## Start AVAILABLE DATA

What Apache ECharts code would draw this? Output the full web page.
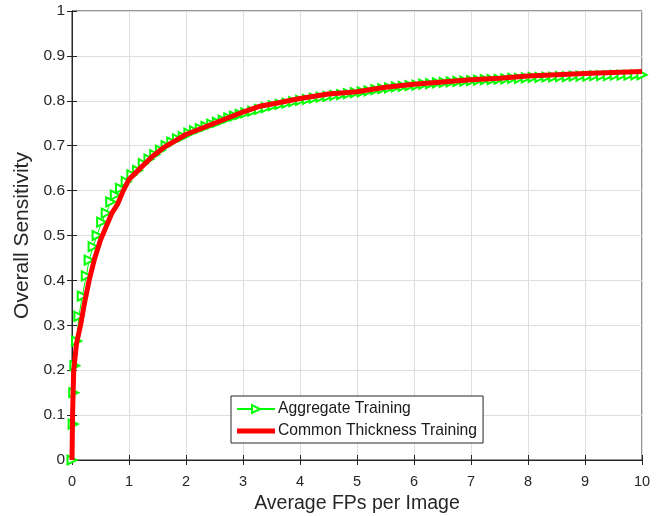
<!DOCTYPE html>
<html>
<head>
  <meta charset="utf-8">
  <script src="https://cdn.jsdelivr.net/npm/echarts@6/dist/echarts.min.js"></script>
</head>
<body style="margin:0;background:#fff;">
  <div id="main" style="width:661px;height:516px;"></div>
  <script type="text/javascript">

  // Aggregate Training (green, > markers)
  var aggX = [0, 0.02, 0.03, 0.05, 0.08, 0.12, 0.18, 0.25, 0.3, 0.37, 0.44, 0.52, 0.6, 0.68, 0.76, 0.85, 0.95,
    1.05, 1.15, 1.25, 1.35, 1.45, 1.55, 1.65, 1.75, 1.85, 1.95, 2.05, 2.15, 2.25, 2.35, 2.45, 2.55, 2.65, 2.75, 2.85, 2.95,
    3.05, 3.17, 3.29, 3.41, 3.53, 3.65, 3.77, 3.89, 4.01, 4.13, 4.25, 4.37, 4.49, 4.61, 4.73, 4.85, 4.97,
    5.09, 5.21, 5.33, 5.45, 5.57, 5.69, 5.81, 5.93, 6.05, 6.17, 6.29, 6.41, 6.53, 6.65, 6.77, 6.89,
    7.01, 7.13, 7.25, 7.37, 7.49, 7.61, 7.73, 7.85, 7.97, 8.09, 8.21, 8.33, 8.45, 8.57, 8.69, 8.81, 8.93,
    9.05, 9.17, 9.29, 9.41, 9.53, 9.65, 9.77, 9.89, 10];
  var aggY = [0, 0.08, 0.15, 0.21, 0.265, 0.32, 0.365, 0.41, 0.445, 0.475, 0.5, 0.53, 0.55, 0.575, 0.59, 0.605, 0.62,
    0.635, 0.645, 0.66, 0.67, 0.68, 0.69, 0.7, 0.708, 0.715, 0.72, 0.728, 0.733, 0.738, 0.743, 0.748, 0.752, 0.757, 0.762, 0.766, 0.77,
    0.773, 0.777, 0.781, 0.785, 0.789, 0.792, 0.795, 0.798, 0.801, 0.803, 0.806, 0.808, 0.81, 0.812, 0.814, 0.816, 0.818,
    0.82, 0.822, 0.825, 0.827, 0.829, 0.831, 0.832, 0.834, 0.835, 0.837, 0.838, 0.84, 0.841, 0.842, 0.843, 0.844,
    0.845, 0.846, 0.847, 0.847, 0.848, 0.849, 0.85, 0.85, 0.851, 0.852, 0.852, 0.853, 0.853, 0.854, 0.854, 0.855, 0.855,
    0.855, 0.856, 0.856, 0.856, 0.857, 0.857, 0.857, 0.858, 0.858];

  // Common Thickness Training (red, thick)
  var comX = [0, 0.01, 0.03, 0.08, 0.15, 0.22, 0.3, 0.4, 0.5, 0.6, 0.7, 0.8, 0.9, 1.0, 1.2, 1.4, 1.6, 1.8, 2.0,
    2.3, 2.6, 3.0, 3.3, 3.6, 4.0, 4.5, 5.0, 5.5, 6.0, 6.5, 7.0, 7.5, 8.0, 8.5, 9.0, 9.5, 10];
  var comY = [0, 0.1, 0.2, 0.26, 0.3, 0.35, 0.4, 0.45, 0.49, 0.52, 0.55, 0.57, 0.6, 0.625, 0.65, 0.675, 0.695, 0.71, 0.725,
    0.74, 0.755, 0.775, 0.788, 0.795, 0.805, 0.815, 0.82, 0.83, 0.837, 0.842, 0.847, 0.85, 0.855, 0.858, 0.861, 0.863, 0.865];

  function zip(xs, ys) {
    return xs.map(function (x, i) { return [x, ys[i]]; });
  }

  var font = 'Liberation Sans, Arial, sans-serif';
  var gridLine = { show: true, lineStyle: { color: '#dedede', width: 1 } };
  var axisCol = '#262626';

  var myChart = echarts.init(document.getElementById('main'));

  var option = {
    animation: false,
    backgroundColor: '#fff',
    grid: {
      left: 72, right: 19, top: 11, bottom: 56,
      outerBoundsMode: 'none', containLabel: false,
      show: true, borderColor: axisCol, borderWidth: 1
    },
    legend: {
      orient: 'vertical',
      left: 231,
      top: 396,
      backgroundColor: '#fff',
      borderColor: axisCol,
      borderWidth: 1,
      borderRadius: 0,
      padding: [5, 6, 4, 5],
      itemGap: 6,
      itemWidth: 38,
      itemHeight: 10,
      textStyle: { fontFamily: font, fontSize: 15.7, color: '#1a1a1a', padding: [0, 0, 0, -2] },
      data: [
        { name: 'Aggregate Training' },
        { name: 'Common Thickness Training', icon: 'path://M0,0L38,0L38,5L0,5Z' }
      ]
    },
    xAxis: [{
      type: 'value', min: 0, max: 10, interval: 1,
      name: 'Average FPs per Image', nameLocation: 'middle', nameGap: 30,
      nameTextStyle: { fontFamily: font, fontSize: 19.5, color: axisCol, verticalAlign: 'top' },
      axisLine: { lineStyle: { color: axisCol } },
      axisTick: { inside: true, length: 5, lineStyle: { color: axisCol } },
      axisLabel: { fontFamily: font, fontSize: 14.5, color: axisCol, margin: 14 },
      splitLine: gridLine
    }, {
      type: 'value', min: 0, max: 10, interval: 1, position: 'top',
      axisLine: { lineStyle: { color: axisCol } },
      axisTick: { inside: true, length: 5, lineStyle: { color: axisCol } },
      axisLabel: { show: false }, splitLine: { show: false }
    }],
    yAxis: [{
      type: 'value', min: 0, max: 1, interval: 0.1,
      name: 'Overall Sensitivity', nameLocation: 'middle', nameGap: 39,
      nameTextStyle: { fontFamily: font, fontSize: 21, color: axisCol },
      axisLine: { show: true, lineStyle: { color: axisCol } },
      axisTick: { show: true, inside: true, length: 5, lineStyle: { color: axisCol } },
      axisLabel: { fontFamily: font, fontSize: 15.5, color: axisCol, margin: 7 },
      splitLine: gridLine
    }, {
      type: 'value', min: 0, max: 1, interval: 0.1, position: 'right',
      axisLine: { show: true, lineStyle: { color: axisCol } },
      axisTick: { show: true, inside: true, length: 5, lineStyle: { color: axisCol } },
      axisLabel: { show: false }, splitLine: { show: false }
    }],
    series: [{
      name: 'Aggregate Training',
      type: 'line',
      data: zip(aggX, aggY),
      symbol: 'emptyTriangle',
      symbolRotate: -90,
      symbolSize: 9,
      showSymbol: true,
      showAllSymbol: true,
      color: '#00ff00',
      itemStyle: { color: '#00ff00', borderColor: '#00ff00', borderWidth: 1 },
      lineStyle: { color: '#00ff00', width: 1 },
      z: 2
    }, {
      name: 'Common Thickness Training',
      type: 'line',
      data: zip(comX, comY),
      symbol: 'none',
      color: '#ff0000',
      lineStyle: { color: '#ff0000', width: 5 },
      z: 3
    }]
  };

  myChart.setOption(option);

  </script>
</body>
</html>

## End AVAILABLE DATA

# BRIEF:
Output the data exactly. Pictures don't belong in the result.

# CORRECT ANSWER:
What Apache ECharts code would draw this? Output the full web page.
<!DOCTYPE html>
<html>
<head>
  <meta charset="utf-8">
  <script src="https://cdn.jsdelivr.net/npm/echarts@6/dist/echarts.min.js"></script>
</head>
<body style="margin:0;background:#fff;">
  <div id="main" style="width:661px;height:516px;"></div>
  <script type="text/javascript">

  // Aggregate Training (green, > markers)
  var aggX = [0, 0.02, 0.03, 0.05, 0.08, 0.12, 0.18, 0.25, 0.3, 0.37, 0.44, 0.52, 0.6, 0.68, 0.76, 0.85, 0.95,
    1.05, 1.15, 1.25, 1.35, 1.45, 1.55, 1.65, 1.75, 1.85, 1.95, 2.05, 2.15, 2.25, 2.35, 2.45, 2.55, 2.65, 2.75, 2.85, 2.95,
    3.05, 3.17, 3.29, 3.41, 3.53, 3.65, 3.77, 3.89, 4.01, 4.13, 4.25, 4.37, 4.49, 4.61, 4.73, 4.85, 4.97,
    5.09, 5.21, 5.33, 5.45, 5.57, 5.69, 5.81, 5.93, 6.05, 6.17, 6.29, 6.41, 6.53, 6.65, 6.77, 6.89,
    7.01, 7.13, 7.25, 7.37, 7.49, 7.61, 7.73, 7.85, 7.97, 8.09, 8.21, 8.33, 8.45, 8.57, 8.69, 8.81, 8.93,
    9.05, 9.17, 9.29, 9.41, 9.53, 9.65, 9.77, 9.89, 10];
  var aggY = [0, 0.08, 0.15, 0.21, 0.265, 0.32, 0.365, 0.41, 0.445, 0.475, 0.5, 0.53, 0.55, 0.575, 0.59, 0.605, 0.62,
    0.635, 0.645, 0.66, 0.67, 0.68, 0.69, 0.7, 0.708, 0.715, 0.72, 0.728, 0.733, 0.738, 0.743, 0.748, 0.752, 0.757, 0.762, 0.766, 0.77,
    0.773, 0.777, 0.781, 0.785, 0.789, 0.792, 0.795, 0.798, 0.801, 0.803, 0.806, 0.808, 0.81, 0.812, 0.814, 0.816, 0.818,
    0.82, 0.822, 0.825, 0.827, 0.829, 0.831, 0.832, 0.834, 0.835, 0.837, 0.838, 0.84, 0.841, 0.842, 0.843, 0.844,
    0.845, 0.846, 0.847, 0.847, 0.848, 0.849, 0.85, 0.85, 0.851, 0.852, 0.852, 0.853, 0.853, 0.854, 0.854, 0.855, 0.855,
    0.855, 0.856, 0.856, 0.856, 0.857, 0.857, 0.857, 0.858, 0.858];

  // Common Thickness Training (red, thick)
  var comX = [0, 0.01, 0.03, 0.08, 0.15, 0.22, 0.3, 0.4, 0.5, 0.6, 0.7, 0.8, 0.9, 1.0, 1.2, 1.4, 1.6, 1.8, 2.0,
    2.3, 2.6, 3.0, 3.3, 3.6, 4.0, 4.5, 5.0, 5.5, 6.0, 6.5, 7.0, 7.5, 8.0, 8.5, 9.0, 9.5, 10];
  var comY = [0, 0.1, 0.2, 0.26, 0.3, 0.35, 0.4, 0.45, 0.49, 0.52, 0.55, 0.57, 0.6, 0.625, 0.65, 0.675, 0.695, 0.71, 0.725,
    0.74, 0.755, 0.775, 0.788, 0.795, 0.805, 0.815, 0.82, 0.83, 0.837, 0.842, 0.847, 0.85, 0.855, 0.858, 0.861, 0.863, 0.865];

  function zip(xs, ys) {
    return xs.map(function (x, i) { return [x, ys[i]]; });
  }

  var font = 'Liberation Sans, Arial, sans-serif';
  var gridLine = { show: true, lineStyle: { color: '#dedede', width: 1 } };
  var axisCol = '#262626';

  var myChart = echarts.init(document.getElementById('main'));

  var option = {
    animation: false,
    backgroundColor: '#fff',
    grid: {
      left: 72, right: 19, top: 11, bottom: 56,
      outerBoundsMode: 'none', containLabel: false,
      show: true, borderColor: axisCol, borderWidth: 1
    },
    legend: {
      orient: 'vertical',
      left: 231,
      top: 396,
      backgroundColor: '#fff',
      borderColor: axisCol,
      borderWidth: 1,
      borderRadius: 0,
      padding: [5, 6, 4, 5],
      itemGap: 6,
      itemWidth: 38,
      itemHeight: 10,
      textStyle: { fontFamily: font, fontSize: 15.7, color: '#1a1a1a', padding: [0, 0, 0, -2] },
      data: [
        { name: 'Aggregate Training' },
        { name: 'Common Thickness Training', icon: 'path://M0,0L38,0L38,5L0,5Z' }
      ]
    },
    xAxis: [{
      type: 'value', min: 0, max: 10, interval: 1,
      name: 'Average FPs per Image', nameLocation: 'middle', nameGap: 30,
      nameTextStyle: { fontFamily: font, fontSize: 19.5, color: axisCol, verticalAlign: 'top' },
      axisLine: { lineStyle: { color: axisCol } },
      axisTick: { inside: true, length: 5, lineStyle: { color: axisCol } },
      axisLabel: { fontFamily: font, fontSize: 14.5, color: axisCol, margin: 14 },
      splitLine: gridLine
    }, {
      type: 'value', min: 0, max: 10, interval: 1, position: 'top',
      axisLine: { lineStyle: { color: axisCol } },
      axisTick: { inside: true, length: 5, lineStyle: { color: axisCol } },
      axisLabel: { show: false }, splitLine: { show: false }
    }],
    yAxis: [{
      type: 'value', min: 0, max: 1, interval: 0.1,
      name: 'Overall Sensitivity', nameLocation: 'middle', nameGap: 39,
      nameTextStyle: { fontFamily: font, fontSize: 21, color: axisCol },
      axisLine: { show: true, lineStyle: { color: axisCol } },
      axisTick: { show: true, inside: true, length: 5, lineStyle: { color: axisCol } },
      axisLabel: { fontFamily: font, fontSize: 15.5, color: axisCol, margin: 7 },
      splitLine: gridLine
    }, {
      type: 'value', min: 0, max: 1, interval: 0.1, position: 'right',
      axisLine: { show: true, lineStyle: { color: axisCol } },
      axisTick: { show: true, inside: true, length: 5, lineStyle: { color: axisCol } },
      axisLabel: { show: false }, splitLine: { show: false }
    }],
    series: [{
      name: 'Aggregate Training',
      type: 'line',
      data: zip(aggX, aggY),
      symbol: 'emptyTriangle',
      symbolRotate: -90,
      symbolSize: 9,
      showSymbol: true,
      showAllSymbol: true,
      color: '#00ff00',
      itemStyle: { color: '#00ff00', borderColor: '#00ff00', borderWidth: 1 },
      lineStyle: { color: '#00ff00', width: 1 },
      z: 2
    }, {
      name: 'Common Thickness Training',
      type: 'line',
      data: zip(comX, comY),
      symbol: 'none',
      color: '#ff0000',
      lineStyle: { color: '#ff0000', width: 5 },
      z: 3
    }]
  };

  myChart.setOption(option);

  </script>
</body>
</html>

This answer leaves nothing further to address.